Laia Abril appelle son parcours une „évolution organique“ vers l’art. La liberté de l’artiste est dans le choix, dans le caractère non exhaustif de la présentation, dans l’agencement, mais aussi dans la recherche de représentations visuelles par le biais de dispositifs photographiques, capables d’aller braconner sur les surfaces de la culture visuelle dominante. Laia Abril le fait sans recourir à des images violentes ou trash, mais par des images figées en noir et blanc, dont les qualités esthétiques et le sens pas toujours évident attirent l’œil du visiteur vers le texte. Ainsi, la photo d’une ceinture de chasteté renvoie à un texte qui rappelle sa fonction presque légendaire. Le fait qu’on songe ci et là à la réactiver est la meilleure preuve, écrit-elle, qu’on préfère éviter aux femmes d’être violées que d’éduquer les hommes. L’image d’une vidéo surveillance sur laquelle deux jeunes Italiens se congratulent à la sortie d’une discothèque londonienne où ils viennent de violer une jeune femme s’entrechoque avec les propos de la victime qui confie la peur constante dans laquelle elle vit depuis ce viol.
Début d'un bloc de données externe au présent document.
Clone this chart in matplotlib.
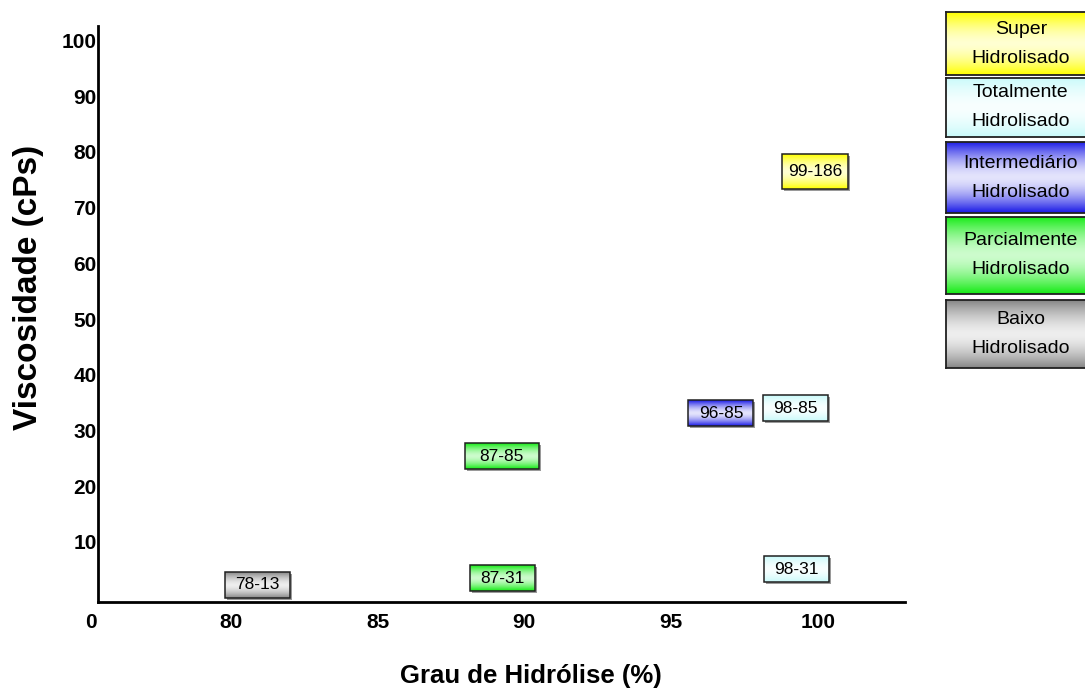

Alors que le deuxième chapitre de son histoire de la misogynie est visible à Luxembourg, le troisième chapitre de Laia Abril vient d’être présenté en Suisse. Il s’attarde sur les hystéries de masse. Alors qu’elle recherchait sur les mythes de la menstruation au Népal, elle a découvert le cas d’une classe dans laquelle soudainement toutes les filles se sont évanouies. Et elle s’est rendu compte qu’il y avait des centaines de cas au Népal dans les dernières années. Elle en a découvert d’autres à travers le monde: au Mexique, où 600 filles soudainement ne purent plus marcher droit; au Cambodge, qui a connu des évanouissements de masse, et aux Etats-Unis, où des filles ont eu en même temps le syndrome de la Tourette. Pour les anthropologues, il s’agit de „protestations protolinguistes“. Par son „essai visuel“, Laia Abril les inscrit dans une histoire de la protestation des femmes. Car ces manifestations surviennent dans des contextes d’oppression des femmes. 

Info

Jusqu’au 24 septembre. Neimënster, salle Lily Unden. Tous les jours de 10 à 18 h. Entrée libre.